Sul motivo della vittoria del no, Malan non ha dubbi: «Non è stata una questione di parte: gli italiani sono andati in massa alle urne, con un'affluenza che non si era vista né per le elezioni amministrative né per le europee, per ribadire che al di là degli schieramenti, vogliono decidere del proprio futuro. Sono andati a votare per una questione che poteva sembrare astratta ma che invece è stata percepita come importante: e questo riflettere sul senso della democrazia è un merito che bisogna riconoscere a Renzi. Speriamo che ora non perdano l'abitudine e che le forze politiche rispondano con proposte valide».
«Non è stata una sconfitta del sì, come ha detto qualcuno cercando di ridimensionare il risultato – ha concluso il senatore Malan – mentre un eventuale successo del sì sarebbe stato da attribuire al premier, la vittoria del no non si può attribuire a un leader politico, visto lo schieramento eterogeneo che aveva alle spalle. La gente ha votato al di là delle indicazioni di partito: la vittoria del no è una vittoria di popolo».
Anche dal fronte del no opposto viene valutata con favore l’alta partecipazione popolare: «dato estremamente positivo» commenta a caldo l’onorevole Luigi Laquaniti, valdese, membro del Partito Democratico: « Coloro che volevano conservare l’esistente hanno prevalso sui tanti di noi che proponevamo di adeguare e migliorare una parte della Costituzione italiana. Ne prendiamo atto. Il voto popolare in democrazia non si discute, si accetta».

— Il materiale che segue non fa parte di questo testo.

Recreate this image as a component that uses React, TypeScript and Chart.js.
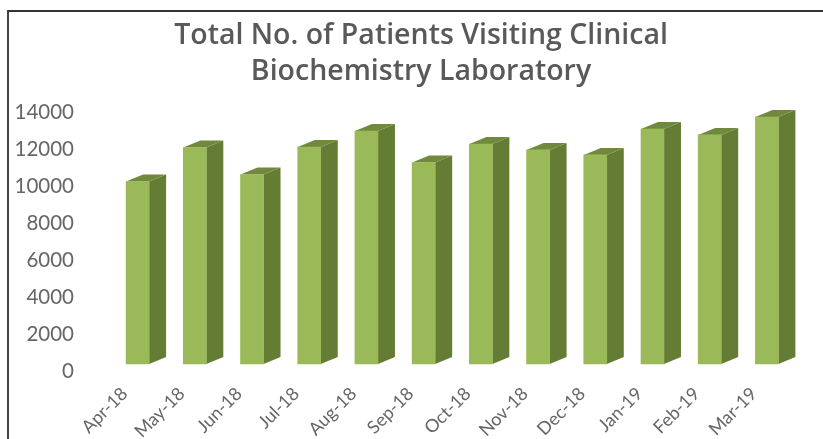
import React, { useEffect, useRef } from "react";
import { Chart, registerables } from "chart.js";

Chart.register(...registerables);

const months = ["Apr-18", "May-18", "Jun-18", "Jul-18", "Aug-18", "Sep-18", "Oct-18", "Nov-18", "Dec-18", "Jan-19", "Feb-19", "Mar-19"];
const patients = [10240, 12080, 10620, 12110, 12970, 11270, 12270, 11950, 11680, 13080, 12760, 13730];
const titleLines = ["Total No. of Patients Visiting Clinical", "Biochemistry Laboratory"];
const floorValue = 378;

const DEPTH_X = 17;
const DEPTH_Y = 7;

const bar3d = {
  id: "bar3d",
  afterLayout(chart: any) {
    // widen the y axis box leftwards so its long tick labels are not clipped
    chart.scales.y.left = 0;
  },
  beforeDatasetsDraw(chart: any) {
    const { ctx } = chart;
    const bars = chart.getDatasetMeta(0).data;
    ctx.save();
    bars.forEach((b: any) => {
      const l = b.x - b.width / 2;
      const r = b.x + b.width / 2;
      ctx.fillStyle = "#647c33";
      ctx.beginPath();
      ctx.moveTo(r, b.y);
      ctx.lineTo(r + DEPTH_X, b.y - DEPTH_Y);
      ctx.lineTo(r + DEPTH_X, b.base - DEPTH_Y);
      ctx.lineTo(r, b.base);
      ctx.closePath();
      ctx.fill();
      ctx.fillStyle = "#70893c";
      ctx.beginPath();
      ctx.moveTo(l, b.y);
      ctx.lineTo(l + DEPTH_X, b.y - DEPTH_Y);
      ctx.lineTo(r + DEPTH_X, b.y - DEPTH_Y);
      ctx.lineTo(r, b.y);
      ctx.closePath();
      ctx.fill();
    });
    ctx.restore();
  },
};

export default function App() {
  const ref = useRef<HTMLCanvasElement>(null);
  useEffect(() => {
    const chart = new Chart(ref.current!, {
      type: "bar",
      data: {
        labels: months,
        datasets: [
          {
            data: patients,
            base: floorValue,
            backgroundColor: "#9aba59",
            barThickness: 23,
          } as any,
        ],
      },
      plugins: [bar3d],
      options: {
        responsive: false,
        animation: false,
        layout: { padding: { left: 46.5, right: 27.5, top: 0, bottom: 0 } },
        plugins: {
          legend: { display: false },
          tooltip: { enabled: false },
          title: {
            display: true,
            text: titleLines,
            color: "#595959",
            font: { family: "Open Sans", size: 28.5, weight: 600, lineHeight: 1.263 },
            padding: { top: 18, bottom: 22 },
          },
        },
        scales: {
          x: {
            grid: { display: false },
            border: { display: false },
            afterFit(s: any) {
              s.height = 68;
            },
            ticks: {
              color: "#666666",
              font: { family: "Lato", size: 18 },
              maxRotation: 45,
              minRotation: 45,
              padding: 4,
              labelOffset: -13,
            },
          },
          y: {
            min: 0,
            max: 14000,
            grid: { display: false },
            border: { display: false },
            afterFit(s: any) {
              s.width = 62.5;
            },
            ticks: {
              stepSize: 2000,
              color: "#666666",
              font: { family: "Lato", size: 20.5 },
              padding: 27,
              callback: (v: any) => String(v),
            },
          },
        },
      },
    } as any);
    return () => chart.destroy();
  }, []);

  return (
    <div style={{ position: "absolute", left: 0, top: 0, width: 823, height: 439, background: "#fff", overflow: "hidden" }}>
      <canvas ref={ref} width={823} height={439} style={{ display: "block" }} />
      <div
        style={{
          position: "absolute",
          left: 7,
          top: 10,
          width: 830,
          height: 440,
          boxSizing: "border-box",
          borderTop: "2px solid #333",
          borderLeft: "2px solid #444",
        }}
      />
    </div>
  );
}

Per Laquaniti il referendum ha assunto invece i connotati di un voto politico e «l’alta affluenza ne è la riprova. Purtroppo questo referendum non si è giocato sul merito delle proposte di modifica alla Costituzione. La vittoria del no è dunque una vittoria politica e ha molti padri. Un gruppo variegato di partiti, di minoranze di partiti, di movimenti, associazioni, le più disparate, che hanno strategie molto differenti, talora opposte l’una all’altra. Una coalizione eterogenea, unita solo dall’esser contro».
Oggi prevale la voglia di andare oltre, di superare una contrapposizione che ha esacerbato il clima del paese, con tanto di barricate e guerre senza quartiere : «vi è la necessità di lasciarsi alle spalle una lunga ed esasperata campagna referendaria, che per alcuni tratti si è trasformata in rissa politica. E’ necessario per il bene del Paese recuperare toni più sobri. Vi è la legge elettorale da adeguare, vi sono importanti appuntamenti economici, finanziari, internazionali. Tocca al Presidente Mattarella adesso risolvere la crisi al buio che dopo il risultato referendario si apre. Il Governo Renzi si era speso in Europa per il superamento dei vincoli di bilancio, che hanno strozzato le economie nazionali, e per una politica di accoglienza che coinvolgesse tutti gli Stati in ossequio al Trattato dell’Unione europea. E le politiche di accoglienza, ben testimoniate del resto dal progetto italiano dei Corridoi umanitari, rischiano di naufragare davanti all’imperversare di Governi populisti o di destra. Forse è destinata a ritornare l’Europa delle piccole patrie, con quel cuore di tenebra che hanno iscritto nel proprio corredo genetico. La sfida che abbiamo davanti è quella di non far fallire il sogno nato con l’Europa di Lisbona. Ma da oggi è tutto molto più difficile».